◆ **Rows**:
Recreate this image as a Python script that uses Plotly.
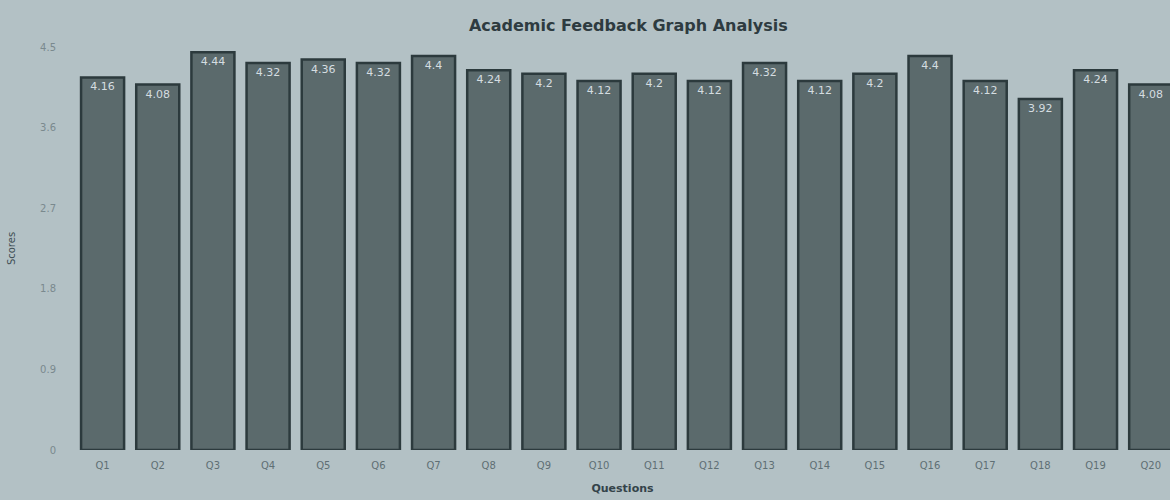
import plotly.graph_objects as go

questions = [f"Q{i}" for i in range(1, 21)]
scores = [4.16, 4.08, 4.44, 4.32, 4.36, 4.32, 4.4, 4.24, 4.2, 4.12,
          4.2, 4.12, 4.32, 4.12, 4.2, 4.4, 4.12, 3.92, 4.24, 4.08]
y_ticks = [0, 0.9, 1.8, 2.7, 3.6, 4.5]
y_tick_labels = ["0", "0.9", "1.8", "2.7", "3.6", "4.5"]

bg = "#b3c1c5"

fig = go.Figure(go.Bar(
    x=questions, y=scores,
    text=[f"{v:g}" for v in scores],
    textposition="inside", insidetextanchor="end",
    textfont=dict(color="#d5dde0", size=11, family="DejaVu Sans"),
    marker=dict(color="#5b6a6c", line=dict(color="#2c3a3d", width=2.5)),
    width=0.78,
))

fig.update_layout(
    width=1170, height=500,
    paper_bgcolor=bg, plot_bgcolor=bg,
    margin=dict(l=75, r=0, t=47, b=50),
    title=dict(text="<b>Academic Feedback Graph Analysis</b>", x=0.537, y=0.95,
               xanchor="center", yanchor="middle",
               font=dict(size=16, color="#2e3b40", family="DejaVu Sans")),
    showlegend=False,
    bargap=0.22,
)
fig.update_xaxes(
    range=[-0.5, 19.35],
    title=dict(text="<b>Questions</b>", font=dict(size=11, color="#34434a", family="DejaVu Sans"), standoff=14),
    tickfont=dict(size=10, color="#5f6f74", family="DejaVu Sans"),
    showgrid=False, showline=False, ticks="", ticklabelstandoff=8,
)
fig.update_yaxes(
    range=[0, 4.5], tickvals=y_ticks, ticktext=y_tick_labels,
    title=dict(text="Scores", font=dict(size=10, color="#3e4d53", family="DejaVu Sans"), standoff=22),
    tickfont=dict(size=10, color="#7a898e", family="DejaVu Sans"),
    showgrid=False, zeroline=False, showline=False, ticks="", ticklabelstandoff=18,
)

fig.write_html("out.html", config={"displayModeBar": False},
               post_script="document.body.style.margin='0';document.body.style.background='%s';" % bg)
...
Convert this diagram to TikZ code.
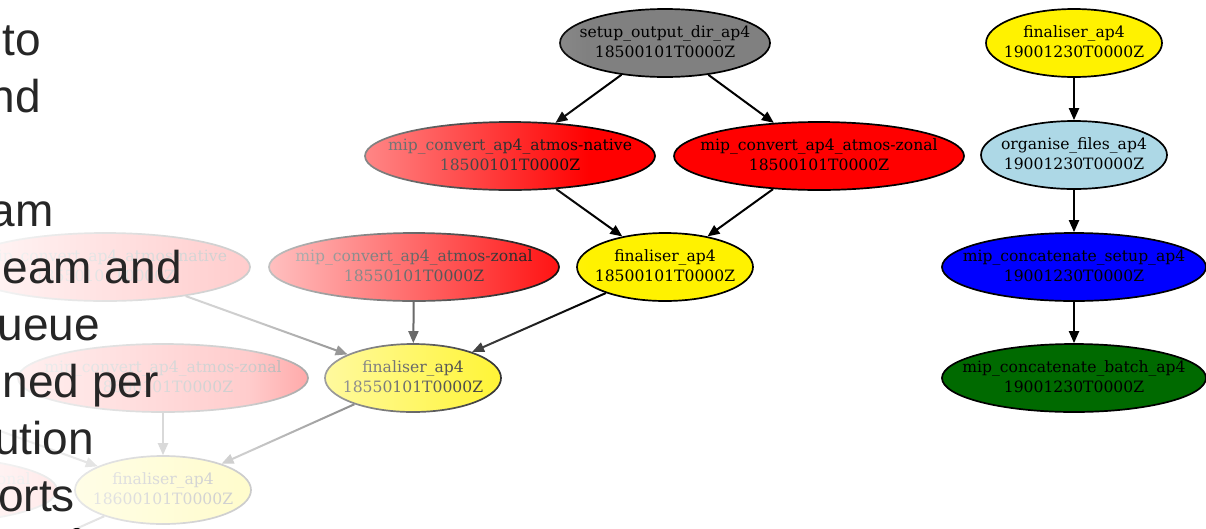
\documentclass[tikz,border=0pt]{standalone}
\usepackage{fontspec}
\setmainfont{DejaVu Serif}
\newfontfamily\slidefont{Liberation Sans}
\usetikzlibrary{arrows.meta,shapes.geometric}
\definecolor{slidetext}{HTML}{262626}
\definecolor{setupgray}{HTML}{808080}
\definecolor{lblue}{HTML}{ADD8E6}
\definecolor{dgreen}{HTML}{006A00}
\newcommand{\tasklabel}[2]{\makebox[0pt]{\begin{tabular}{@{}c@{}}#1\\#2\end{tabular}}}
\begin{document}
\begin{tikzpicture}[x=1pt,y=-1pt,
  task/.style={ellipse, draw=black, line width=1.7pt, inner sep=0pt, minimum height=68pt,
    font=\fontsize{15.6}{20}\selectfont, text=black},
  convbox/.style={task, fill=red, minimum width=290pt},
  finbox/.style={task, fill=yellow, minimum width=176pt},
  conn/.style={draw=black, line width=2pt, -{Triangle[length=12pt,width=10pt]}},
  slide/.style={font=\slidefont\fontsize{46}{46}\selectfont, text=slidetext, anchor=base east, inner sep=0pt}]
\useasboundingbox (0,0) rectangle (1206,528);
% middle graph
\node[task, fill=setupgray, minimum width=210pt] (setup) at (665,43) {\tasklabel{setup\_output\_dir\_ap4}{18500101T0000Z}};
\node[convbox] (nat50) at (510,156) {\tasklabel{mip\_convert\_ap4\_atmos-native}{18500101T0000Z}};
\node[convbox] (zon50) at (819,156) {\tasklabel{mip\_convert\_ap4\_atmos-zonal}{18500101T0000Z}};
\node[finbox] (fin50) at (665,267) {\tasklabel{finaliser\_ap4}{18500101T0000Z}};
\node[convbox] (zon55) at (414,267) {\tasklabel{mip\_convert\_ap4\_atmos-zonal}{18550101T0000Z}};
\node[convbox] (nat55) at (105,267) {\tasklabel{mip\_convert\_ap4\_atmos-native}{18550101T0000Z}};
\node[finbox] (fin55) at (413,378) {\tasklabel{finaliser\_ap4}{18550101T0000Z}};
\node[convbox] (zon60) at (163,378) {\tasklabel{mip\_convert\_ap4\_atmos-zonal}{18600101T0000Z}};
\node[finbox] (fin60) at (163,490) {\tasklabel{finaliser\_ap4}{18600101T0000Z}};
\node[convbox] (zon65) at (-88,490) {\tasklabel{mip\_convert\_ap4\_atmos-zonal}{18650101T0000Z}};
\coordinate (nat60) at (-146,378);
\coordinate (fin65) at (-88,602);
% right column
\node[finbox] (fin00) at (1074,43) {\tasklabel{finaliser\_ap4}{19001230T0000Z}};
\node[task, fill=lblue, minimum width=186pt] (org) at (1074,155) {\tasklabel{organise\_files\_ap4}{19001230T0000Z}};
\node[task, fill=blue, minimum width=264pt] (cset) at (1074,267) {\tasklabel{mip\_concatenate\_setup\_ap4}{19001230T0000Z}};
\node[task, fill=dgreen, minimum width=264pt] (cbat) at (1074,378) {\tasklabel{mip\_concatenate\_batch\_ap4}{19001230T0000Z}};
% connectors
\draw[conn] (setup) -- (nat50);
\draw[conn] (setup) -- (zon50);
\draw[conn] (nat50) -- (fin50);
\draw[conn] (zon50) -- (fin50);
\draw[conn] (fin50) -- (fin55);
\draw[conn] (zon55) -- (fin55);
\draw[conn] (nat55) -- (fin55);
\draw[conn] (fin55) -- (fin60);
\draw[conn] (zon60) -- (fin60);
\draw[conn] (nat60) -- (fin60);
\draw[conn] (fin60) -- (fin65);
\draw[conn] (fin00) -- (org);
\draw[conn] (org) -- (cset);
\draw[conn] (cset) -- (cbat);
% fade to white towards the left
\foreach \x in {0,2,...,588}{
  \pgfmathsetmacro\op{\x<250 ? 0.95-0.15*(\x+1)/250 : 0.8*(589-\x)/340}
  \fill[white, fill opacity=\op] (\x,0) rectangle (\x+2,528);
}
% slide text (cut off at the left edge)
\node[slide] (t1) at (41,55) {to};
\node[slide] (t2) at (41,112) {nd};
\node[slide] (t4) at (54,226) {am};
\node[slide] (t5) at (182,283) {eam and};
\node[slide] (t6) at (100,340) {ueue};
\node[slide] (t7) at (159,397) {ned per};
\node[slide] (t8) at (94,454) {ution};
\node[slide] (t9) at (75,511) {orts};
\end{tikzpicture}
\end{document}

◆ **What is asked**: Copy only the lines above from the one containing "Recreate this image" through the one containing "import plotly.graph_objects as go", both included. Leave out the pictures.

◆ **Output for this task**:
Recreate this image as a Python script that uses Plotly.
import plotly.graph_objects as go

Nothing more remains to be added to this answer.